String Quartet in C-minor, D703 (Quartettsatz)
String Quartet in G, D887
Doric String Quartet [Alex Redington & Jonathan Stone (violins), Hélène Clément (viola) & John Myerscough (cello)]
Recorded 23-25 May 2016 in Potton Hall, Dunwich, Suffolk, UK
Reviewed by: Antony Hodgson
Reviewed: March 2017
CD No: CHANDOS CHAN 10931
Duration: 62 minutes
The Quartettsatz is only one movement but it contains the qualities of greatness evident in all of Schubert’s late works. The Doric Quartet is always deeply expressive and also gives sufficient impulse to propel the music firmly while still sensitively caressing every phrase. The easing before the second melody is touching and all the more effective because the tune itself retains the basic speed. The musicians understand the significance of the many sudden contrasts and that the dramatic attacks – especially those marked fz – are more a shock than a mood-change because the abruptness of each is stressed with aggression, mostly so by the cellist; there is also much compassion within this performance.

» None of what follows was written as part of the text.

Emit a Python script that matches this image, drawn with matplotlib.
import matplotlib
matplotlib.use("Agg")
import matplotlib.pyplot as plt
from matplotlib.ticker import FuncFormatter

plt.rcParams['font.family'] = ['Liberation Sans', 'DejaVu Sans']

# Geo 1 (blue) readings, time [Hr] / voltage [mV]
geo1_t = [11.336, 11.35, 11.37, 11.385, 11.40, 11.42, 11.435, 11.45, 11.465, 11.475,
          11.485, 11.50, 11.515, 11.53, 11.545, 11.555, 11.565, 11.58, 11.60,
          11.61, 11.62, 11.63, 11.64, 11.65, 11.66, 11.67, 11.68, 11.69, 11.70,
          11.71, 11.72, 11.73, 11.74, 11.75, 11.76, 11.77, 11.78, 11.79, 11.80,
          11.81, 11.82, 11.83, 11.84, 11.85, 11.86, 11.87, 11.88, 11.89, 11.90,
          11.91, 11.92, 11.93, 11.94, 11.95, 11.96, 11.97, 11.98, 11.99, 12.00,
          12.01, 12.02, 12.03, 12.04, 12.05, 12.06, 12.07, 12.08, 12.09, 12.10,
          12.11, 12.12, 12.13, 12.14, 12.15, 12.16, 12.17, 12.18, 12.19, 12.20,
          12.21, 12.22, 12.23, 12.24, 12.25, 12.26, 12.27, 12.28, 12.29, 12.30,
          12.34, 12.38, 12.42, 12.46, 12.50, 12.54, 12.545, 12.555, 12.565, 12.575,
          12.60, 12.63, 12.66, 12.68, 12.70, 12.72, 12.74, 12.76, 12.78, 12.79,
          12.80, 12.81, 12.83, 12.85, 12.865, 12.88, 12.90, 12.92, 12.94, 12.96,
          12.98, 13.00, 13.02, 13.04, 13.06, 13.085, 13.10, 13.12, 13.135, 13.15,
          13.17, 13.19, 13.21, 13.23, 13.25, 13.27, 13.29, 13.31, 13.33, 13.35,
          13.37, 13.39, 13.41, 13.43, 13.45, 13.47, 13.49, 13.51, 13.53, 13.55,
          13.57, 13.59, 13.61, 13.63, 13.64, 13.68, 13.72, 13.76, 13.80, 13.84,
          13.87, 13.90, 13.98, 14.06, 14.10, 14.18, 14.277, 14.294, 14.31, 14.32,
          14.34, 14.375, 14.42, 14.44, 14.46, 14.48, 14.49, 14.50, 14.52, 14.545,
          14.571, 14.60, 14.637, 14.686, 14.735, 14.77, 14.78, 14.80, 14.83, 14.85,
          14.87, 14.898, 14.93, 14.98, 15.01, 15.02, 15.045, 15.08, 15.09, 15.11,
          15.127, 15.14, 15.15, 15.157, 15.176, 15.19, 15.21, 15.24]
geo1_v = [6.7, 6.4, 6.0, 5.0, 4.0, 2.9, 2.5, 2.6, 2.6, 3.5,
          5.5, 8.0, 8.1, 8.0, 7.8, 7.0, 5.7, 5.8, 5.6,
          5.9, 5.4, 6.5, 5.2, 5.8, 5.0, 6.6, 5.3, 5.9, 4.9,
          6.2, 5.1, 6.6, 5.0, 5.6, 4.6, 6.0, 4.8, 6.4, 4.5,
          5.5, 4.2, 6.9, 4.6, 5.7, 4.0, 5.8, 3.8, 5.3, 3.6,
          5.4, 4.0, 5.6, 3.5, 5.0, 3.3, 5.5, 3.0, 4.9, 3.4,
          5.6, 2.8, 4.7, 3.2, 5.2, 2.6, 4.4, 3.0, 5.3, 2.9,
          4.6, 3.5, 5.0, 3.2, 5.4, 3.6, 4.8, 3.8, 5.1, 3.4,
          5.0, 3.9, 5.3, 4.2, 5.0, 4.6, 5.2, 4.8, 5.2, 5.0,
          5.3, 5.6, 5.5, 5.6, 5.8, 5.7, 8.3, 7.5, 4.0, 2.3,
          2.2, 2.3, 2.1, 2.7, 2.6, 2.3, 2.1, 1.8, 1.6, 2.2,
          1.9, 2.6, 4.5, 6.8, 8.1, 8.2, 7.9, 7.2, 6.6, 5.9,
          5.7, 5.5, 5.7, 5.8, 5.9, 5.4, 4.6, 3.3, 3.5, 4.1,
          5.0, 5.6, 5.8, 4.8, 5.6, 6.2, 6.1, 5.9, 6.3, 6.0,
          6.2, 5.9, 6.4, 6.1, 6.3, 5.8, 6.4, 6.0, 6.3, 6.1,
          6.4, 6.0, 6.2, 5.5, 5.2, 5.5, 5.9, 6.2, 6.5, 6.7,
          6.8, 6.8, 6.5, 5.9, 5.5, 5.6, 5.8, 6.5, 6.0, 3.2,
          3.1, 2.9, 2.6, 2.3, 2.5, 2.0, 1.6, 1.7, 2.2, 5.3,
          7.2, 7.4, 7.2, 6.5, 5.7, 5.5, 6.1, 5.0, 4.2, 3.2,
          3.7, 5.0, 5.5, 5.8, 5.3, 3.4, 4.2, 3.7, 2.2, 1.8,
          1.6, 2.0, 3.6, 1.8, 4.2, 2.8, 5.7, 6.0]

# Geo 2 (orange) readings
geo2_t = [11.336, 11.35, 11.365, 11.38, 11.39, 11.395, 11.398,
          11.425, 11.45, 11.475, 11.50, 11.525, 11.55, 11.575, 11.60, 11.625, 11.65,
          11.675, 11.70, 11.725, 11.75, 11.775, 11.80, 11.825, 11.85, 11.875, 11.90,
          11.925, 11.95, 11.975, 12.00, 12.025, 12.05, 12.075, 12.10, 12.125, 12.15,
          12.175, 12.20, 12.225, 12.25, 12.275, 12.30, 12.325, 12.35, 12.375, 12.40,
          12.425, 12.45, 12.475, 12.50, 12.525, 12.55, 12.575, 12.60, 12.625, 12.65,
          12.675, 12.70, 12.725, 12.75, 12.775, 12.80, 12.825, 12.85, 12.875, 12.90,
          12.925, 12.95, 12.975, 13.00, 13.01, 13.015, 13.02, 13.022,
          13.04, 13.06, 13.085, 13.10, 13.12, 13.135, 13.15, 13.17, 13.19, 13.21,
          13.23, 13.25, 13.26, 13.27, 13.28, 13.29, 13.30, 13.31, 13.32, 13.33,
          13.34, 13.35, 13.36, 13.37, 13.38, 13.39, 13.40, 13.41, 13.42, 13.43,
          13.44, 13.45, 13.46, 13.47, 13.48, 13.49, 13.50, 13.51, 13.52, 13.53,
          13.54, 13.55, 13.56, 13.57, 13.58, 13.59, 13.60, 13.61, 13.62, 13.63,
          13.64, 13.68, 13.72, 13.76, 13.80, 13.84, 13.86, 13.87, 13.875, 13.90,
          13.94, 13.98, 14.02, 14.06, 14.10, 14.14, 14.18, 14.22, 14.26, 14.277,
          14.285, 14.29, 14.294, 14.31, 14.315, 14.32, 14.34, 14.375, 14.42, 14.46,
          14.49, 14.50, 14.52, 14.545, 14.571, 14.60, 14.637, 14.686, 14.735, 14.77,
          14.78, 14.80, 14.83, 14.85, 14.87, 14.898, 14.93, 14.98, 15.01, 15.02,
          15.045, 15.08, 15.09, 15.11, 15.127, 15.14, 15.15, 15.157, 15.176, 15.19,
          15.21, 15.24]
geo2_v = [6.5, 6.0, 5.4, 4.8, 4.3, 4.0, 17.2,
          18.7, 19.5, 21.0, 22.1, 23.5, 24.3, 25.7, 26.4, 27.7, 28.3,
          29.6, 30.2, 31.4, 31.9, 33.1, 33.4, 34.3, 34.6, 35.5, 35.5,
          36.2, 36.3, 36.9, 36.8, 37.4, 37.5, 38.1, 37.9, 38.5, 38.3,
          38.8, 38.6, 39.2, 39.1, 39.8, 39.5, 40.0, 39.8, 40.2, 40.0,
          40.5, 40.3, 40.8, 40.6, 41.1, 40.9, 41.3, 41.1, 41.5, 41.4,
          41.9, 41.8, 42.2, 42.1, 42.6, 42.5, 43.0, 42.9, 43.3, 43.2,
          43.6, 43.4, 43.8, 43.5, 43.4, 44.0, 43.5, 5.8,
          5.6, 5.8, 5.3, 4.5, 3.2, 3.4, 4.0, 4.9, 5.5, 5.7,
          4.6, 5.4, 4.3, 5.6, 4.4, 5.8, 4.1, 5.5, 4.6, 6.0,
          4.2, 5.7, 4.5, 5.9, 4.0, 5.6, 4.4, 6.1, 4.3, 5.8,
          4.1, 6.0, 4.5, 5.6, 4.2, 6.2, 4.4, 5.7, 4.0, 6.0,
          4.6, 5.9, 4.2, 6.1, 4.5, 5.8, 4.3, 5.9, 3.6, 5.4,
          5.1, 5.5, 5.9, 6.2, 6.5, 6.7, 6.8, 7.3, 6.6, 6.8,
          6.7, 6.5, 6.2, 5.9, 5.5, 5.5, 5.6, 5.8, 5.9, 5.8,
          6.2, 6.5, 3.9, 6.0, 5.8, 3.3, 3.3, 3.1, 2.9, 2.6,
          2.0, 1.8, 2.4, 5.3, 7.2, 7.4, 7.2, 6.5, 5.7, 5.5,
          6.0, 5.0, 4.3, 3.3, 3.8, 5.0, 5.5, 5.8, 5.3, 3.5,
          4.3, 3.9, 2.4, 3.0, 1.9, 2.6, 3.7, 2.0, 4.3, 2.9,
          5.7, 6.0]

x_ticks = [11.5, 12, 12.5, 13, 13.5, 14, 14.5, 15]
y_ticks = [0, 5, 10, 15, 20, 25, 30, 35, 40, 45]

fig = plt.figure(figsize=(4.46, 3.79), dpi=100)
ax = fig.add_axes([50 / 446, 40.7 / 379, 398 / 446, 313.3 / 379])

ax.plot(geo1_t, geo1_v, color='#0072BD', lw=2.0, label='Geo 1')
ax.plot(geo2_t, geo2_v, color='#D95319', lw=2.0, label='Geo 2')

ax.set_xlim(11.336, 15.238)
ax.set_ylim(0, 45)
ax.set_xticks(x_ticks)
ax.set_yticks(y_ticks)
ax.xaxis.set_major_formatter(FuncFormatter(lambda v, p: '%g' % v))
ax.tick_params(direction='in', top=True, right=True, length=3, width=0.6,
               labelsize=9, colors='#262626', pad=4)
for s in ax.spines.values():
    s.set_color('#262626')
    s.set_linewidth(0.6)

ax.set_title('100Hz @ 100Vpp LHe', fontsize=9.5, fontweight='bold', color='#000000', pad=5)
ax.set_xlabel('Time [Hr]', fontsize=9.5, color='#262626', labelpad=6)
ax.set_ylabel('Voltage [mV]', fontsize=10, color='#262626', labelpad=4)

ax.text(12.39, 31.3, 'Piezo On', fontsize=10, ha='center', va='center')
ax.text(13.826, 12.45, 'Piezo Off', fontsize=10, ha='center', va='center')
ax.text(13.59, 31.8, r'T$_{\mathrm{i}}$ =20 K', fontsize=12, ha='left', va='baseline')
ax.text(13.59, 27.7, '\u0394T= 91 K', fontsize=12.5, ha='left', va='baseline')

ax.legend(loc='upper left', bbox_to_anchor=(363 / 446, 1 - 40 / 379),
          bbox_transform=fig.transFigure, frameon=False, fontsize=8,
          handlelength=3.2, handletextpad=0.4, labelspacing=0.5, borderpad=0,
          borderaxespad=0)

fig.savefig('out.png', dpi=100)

The Doric musicians’ interpretation of the G-major Quartet brings out the best of the players and the shaping of the immense opening movement is superb. Again several of Schubert’s sudden fortissimo interruptions are featured but they are made part of the music and the subtly expressive touches elsewhere in the lengthy exposition are magical. Great credit to John Myerscough in his tense running descent in the first-time bars to herald the repeat; I envisage listeners feeling that they can hardly wait for the restatement of the opening. The movement takes twenty-two minutes but with playing of this quality it is not a moment too long.

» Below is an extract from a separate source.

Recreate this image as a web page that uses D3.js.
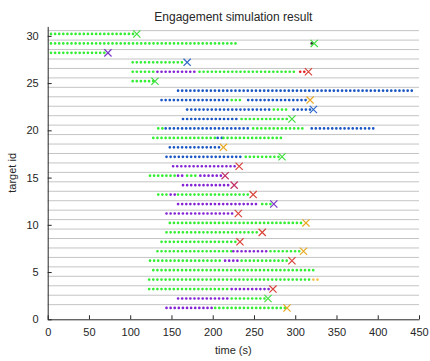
<!DOCTYPE html>
<html>
<head>
<meta charset="utf-8">
<script src="https://cdn.jsdelivr.net/npm/d3@7"></script>
<style>
  body { margin: 0; background: #fff; }
  svg text { font-family: "Liberation Sans", Arial, sans-serif; fill: #262626; }
</style>
</head>
<body>
<div id="chart"></div>
<script>
var SIM = SIM || { };

// row ids shown on the y axis
const targetIds = [1, 2, 3, 4, 5, 6, 7, 8, 9, 10, 11, 12, 13, 14, 15,
                   16, 17, 18, 19, 20, 21, 22, 23, 24, 25, 26, 27, 28, 29, 30];
const xTicks = [0, 50, 100, 150, 200, 250, 300, 350, 400, 450];
const yTicks = [0, 5, 10, 15, 20, 25, 30];

// dotted track segments: [target id, state, start time, end time]
const segId    = [30, 29, 29, 28, 27, 26, 26, 26, 26, 25, 24, 23, 23, 23, 22, 22, 22, 21, 21,
                  20, 20, 20, 20, 19, 19, 19, 18, 17, 17, 16, 15, 15, 15, 15, 14, 13, 13, 13,
                  12, 12, 11, 10, 9, 8, 7, 7, 7, 6, 6, 6, 5, 4, 4, 3, 3, 2, 2, 1, 1];
const segState = ["g", "g", "d", "g", "g", "g", "p", "g", "r", "g", "b", "b", "g", "b", "b", "g", "b", "b", "g",
                  "g", "b", "g", "b", "g", "b", "g", "b", "b", "g", "p", "g", "p", "g", "p", "p", "g", "p", "g",
                  "p", "g", "p", "g", "g", "g", "g", "p", "g", "g", "p", "g", "g", "g", "o", "g", "p", "p", "g", "p", "g"];
const segStart = [4, 4, 320, 4, 103, 103, 133, 184, 306, 103, 158, 138, 223, 243, 169, 274, 298, 164, 235,
                  134, 143, 249, 320, 128, 206, 213, 148, 144, 240, 152, 124, 158, 169, 185, 164, 134, 149, 158,
                  158, 260, 144, 148, 144, 138, 133, 225, 270, 124, 215, 235, 128, 123, 322, 123, 223, 158, 223, 144, 203];
const segEnd   = [106, 232, 320, 70, 164, 131, 182, 302, 311, 128, 443, 221, 236, 316, 273, 292, 318, 233, 292,
                  142, 247, 312, 398, 204, 211, 284, 211, 237, 282, 229, 157, 167, 182, 214, 223, 146, 157, 247,
                  257, 270, 227, 310, 257, 229, 223, 266, 306, 211, 231, 292, 324, 320, 328, 221, 270, 221, 266, 201, 288];

// end-of-track markers: [target id, time, state]
const endId    = [30, 29, 28, 27, 26, 25, 23, 22, 21, 18, 17, 16, 15, 14, 13, 12, 11, 10, 9, 8, 7, 6, 3, 2, 1];
const endTime  = [108, 323, 73, 169, 316, 130, 318, 322, 296, 213, 284, 232, 215, 226, 249, 274, 231, 313, 260, 233, 310, 296, 273, 267, 290];
const endState = ["g", "g", "p", "b", "r", "g", "o", "b", "g", "o", "g", "r", "m", "m", "r", "p", "r", "o", "r", "r", "o", "r", "r", "g", "o"];

SIM.SETTINGS = {
    width: 430,
    height: 361,
    margins: {top: 26.4, right: 11, bottom: 41.7, left: 47.7},
    dotColors: {g: "#33ee33", p: "#8424d4", b: "#1a56c4", r: "#e52222", o: "#f5c04a", d: "#333333"},
    markColors: {g: "#40e040", p: "#7a38c8", b: "#2a66c8", r: "#d9433a", m: "#c0306a", o: "#e8a820"},
    dotGap: 4.1,
    rowOffset: 0.2,
    gridOffset: 0.55
};

SIM.GRAPH = {
    makeSVG: function(elem, width, height){
        return d3.select(elem)
            .append("svg")
            .attr("width", width)
            .attr("height", height);
    },

    //dotted segment drawn as a round-capped dashed line
    drawTracks: function(g, data, x, y){
        const s = SIM.SETTINGS;
        return g.selectAll("line.track")
            .data(data)
            .join("line")
            .attr("class", "track")
            .attr("x1", d => x(d.t0))
            .attr("x2", d => x(d.t1) + 0.01)
            .attr("y1", d => y(d.id + s.rowOffset))
            .attr("y2", d => y(d.id + s.rowOffset))
            .attr("stroke", d => s.dotColors[d.state])
            .attr("stroke-width", 2.7)
            .attr("stroke-linecap", "round")
            .attr("stroke-dasharray", "0," + s.dotGap);
    },

    drawCrosses: function(g, data, x, y){
        const s = SIM.SETTINGS;
        const r = 3.6;
        return g.selectAll("path.cross")
            .data(data)
            .join("path")
            .attr("class", "cross")
            .attr("d", d => {
                const cx = x(d.t), cy = y(d.id + s.rowOffset);
                return `M${cx - r},${cy - r}L${cx + r},${cy + r}M${cx - r},${cy + r}L${cx + r},${cy - r}`;
            })
            .attr("fill", "none")
            .attr("stroke", d => s.markColors[d.state])
            .attr("stroke-width", 1.2);
    }
};

(function(){
    const s = SIM.SETTINGS;
    const m = s.margins;
    const svg = SIM.GRAPH.makeSVG("#chart", s.width, s.height);

    const x = d3.scaleLinear().domain([0, 450]).range([m.left, s.width - m.right]);
    const y = d3.scaleLinear().domain([0, 31]).range([s.height - m.bottom, m.top]);

    const tracks = segId.map((id, i) => ({id: id, state: segState[i], t0: segStart[i], t1: segEnd[i]}));
    const ends = endId.map((id, i) => ({id: id, t: endTime[i], state: endState[i]}));

    //row separator lines
    svg.append("g").selectAll("line")
        .data(targetIds)
        .join("line")
        .attr("x1", x(0))
        .attr("x2", x(450))
        .attr("y1", d => y(d + s.gridOffset))
        .attr("y2", d => y(d + s.gridOffset))
        .attr("stroke", "#c4c4c4")
        .attr("stroke-width", 1);

    const plot = svg.append("g");
    SIM.GRAPH.drawTracks(plot, tracks, x, y);
    SIM.GRAPH.drawCrosses(plot, ends, x, y);

    //axes, matlab style ticks pointing inward
    const xAxis = svg.append("g")
        .attr("transform", `translate(0,${y(0)})`)
        .call(d3.axisBottom(x).tickValues(xTicks).tickSizeInner(-4).tickSizeOuter(0).tickPadding(9));
    const yAxis = svg.append("g")
        .attr("transform", `translate(${x(0)},0)`)
        .call(d3.axisLeft(y).tickValues(yTicks).tickSizeInner(-4).tickSizeOuter(0).tickPadding(9));

    [xAxis, yAxis].forEach(a => {
        a.select(".domain").attr("stroke", "#262626");
        a.selectAll(".tick line").attr("stroke", "#262626");
        a.selectAll(".tick text").style("font-size", "11px").style("fill", "#262626");
    });

    svg.append("text")
        .attr("x", (x(0) + x(450)) / 2)
        .attr("y", 21)
        .attr("text-anchor", "middle")
        .style("font-size", "12px")
        .text("Engagement simulation result");

    svg.append("text")
        .attr("x", (x(0) + x(450)) / 2)
        .attr("y", 354)
        .attr("text-anchor", "middle")
        .style("font-size", "11px")
        .text("time (s)");

    svg.append("text")
        .attr("transform", "rotate(-90)")
        .attr("x", -(y(0) + y(31)) / 2)
        .attr("y", 16)
        .attr("text-anchor", "middle")
        .style("font-size", "11px")
        .text("target id");
})();
</script>
</body>
</html>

The tender touches that these performers add to the Andante never interfere with progress: there is gentle, perfectly controlled rubato and the fierce interjectory passages evoke just the right amount of fear. This movement is unusually structured, rondo-like in shape but far from formal in contour – themes return but in a much altered form. The Scherzo benefits from not being rushed with the result that the Trio represents a continuation despite its required slower tempo. In the Finale there are occasional variations in speed with pressure being added when the music takes on a new dramatic aspect thereby achieving additional intensity. The two powerful rising chords that echo those found in the slow movement appear from time to time and here are stressed strongly.

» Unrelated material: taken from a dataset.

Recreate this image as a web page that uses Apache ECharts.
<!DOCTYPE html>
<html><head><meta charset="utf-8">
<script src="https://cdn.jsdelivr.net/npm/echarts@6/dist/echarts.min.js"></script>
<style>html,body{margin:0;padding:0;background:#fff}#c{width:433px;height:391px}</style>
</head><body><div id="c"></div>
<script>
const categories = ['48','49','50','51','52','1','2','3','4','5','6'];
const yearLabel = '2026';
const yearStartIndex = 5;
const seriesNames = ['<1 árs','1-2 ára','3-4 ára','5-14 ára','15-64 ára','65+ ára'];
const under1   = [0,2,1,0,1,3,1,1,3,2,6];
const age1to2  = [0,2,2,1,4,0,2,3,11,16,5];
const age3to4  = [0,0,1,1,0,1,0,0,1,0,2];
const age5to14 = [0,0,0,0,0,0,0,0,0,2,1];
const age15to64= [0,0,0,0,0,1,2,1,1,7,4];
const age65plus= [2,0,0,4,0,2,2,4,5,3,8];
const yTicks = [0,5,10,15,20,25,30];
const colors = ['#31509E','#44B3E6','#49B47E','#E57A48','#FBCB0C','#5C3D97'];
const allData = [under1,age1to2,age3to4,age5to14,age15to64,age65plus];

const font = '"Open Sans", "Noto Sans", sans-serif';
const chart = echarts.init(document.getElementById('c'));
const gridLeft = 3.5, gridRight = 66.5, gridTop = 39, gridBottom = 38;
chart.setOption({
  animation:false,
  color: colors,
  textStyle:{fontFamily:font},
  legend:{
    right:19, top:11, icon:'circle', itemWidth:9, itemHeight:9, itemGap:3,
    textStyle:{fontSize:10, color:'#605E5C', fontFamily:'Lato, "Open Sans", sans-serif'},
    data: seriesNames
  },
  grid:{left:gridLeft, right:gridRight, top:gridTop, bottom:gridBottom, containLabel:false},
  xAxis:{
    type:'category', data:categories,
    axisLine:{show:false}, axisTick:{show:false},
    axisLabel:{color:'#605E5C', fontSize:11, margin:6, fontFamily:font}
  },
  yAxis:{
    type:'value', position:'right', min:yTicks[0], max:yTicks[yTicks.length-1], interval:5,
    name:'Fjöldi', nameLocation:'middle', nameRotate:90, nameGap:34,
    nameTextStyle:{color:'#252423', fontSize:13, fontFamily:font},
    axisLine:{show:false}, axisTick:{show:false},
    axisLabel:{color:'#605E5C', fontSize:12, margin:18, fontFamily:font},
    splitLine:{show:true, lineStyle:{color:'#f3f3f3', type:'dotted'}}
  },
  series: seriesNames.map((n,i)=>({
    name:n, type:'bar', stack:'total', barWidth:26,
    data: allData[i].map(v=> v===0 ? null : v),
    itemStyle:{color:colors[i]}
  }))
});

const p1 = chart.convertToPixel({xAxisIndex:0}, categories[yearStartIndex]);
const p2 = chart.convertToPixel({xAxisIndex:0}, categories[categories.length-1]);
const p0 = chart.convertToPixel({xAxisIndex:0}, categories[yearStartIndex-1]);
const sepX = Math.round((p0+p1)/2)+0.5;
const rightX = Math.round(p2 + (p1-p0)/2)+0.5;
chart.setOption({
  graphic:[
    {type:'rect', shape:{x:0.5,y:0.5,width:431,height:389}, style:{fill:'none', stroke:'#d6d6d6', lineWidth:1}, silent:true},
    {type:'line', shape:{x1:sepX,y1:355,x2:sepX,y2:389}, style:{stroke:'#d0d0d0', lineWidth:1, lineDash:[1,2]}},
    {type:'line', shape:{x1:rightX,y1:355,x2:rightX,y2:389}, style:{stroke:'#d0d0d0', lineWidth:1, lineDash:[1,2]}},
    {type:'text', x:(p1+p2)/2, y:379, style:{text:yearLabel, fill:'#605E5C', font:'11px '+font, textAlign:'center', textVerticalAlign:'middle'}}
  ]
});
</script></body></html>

There are several aspects which contribute to the excellence of this reading: care with which every phrase is fashioned, but it is the ability of the musicians to play so quietly and warmly that captures the imagination and which suits the beauty of these wonderful Schubert String Quartets to perfection. The acoustic of Potton Hall is a further factor, permitting ideal clarity in this beautifully balanced recording, and Bayan Northcott’s booklet note illuminates the music skilfully.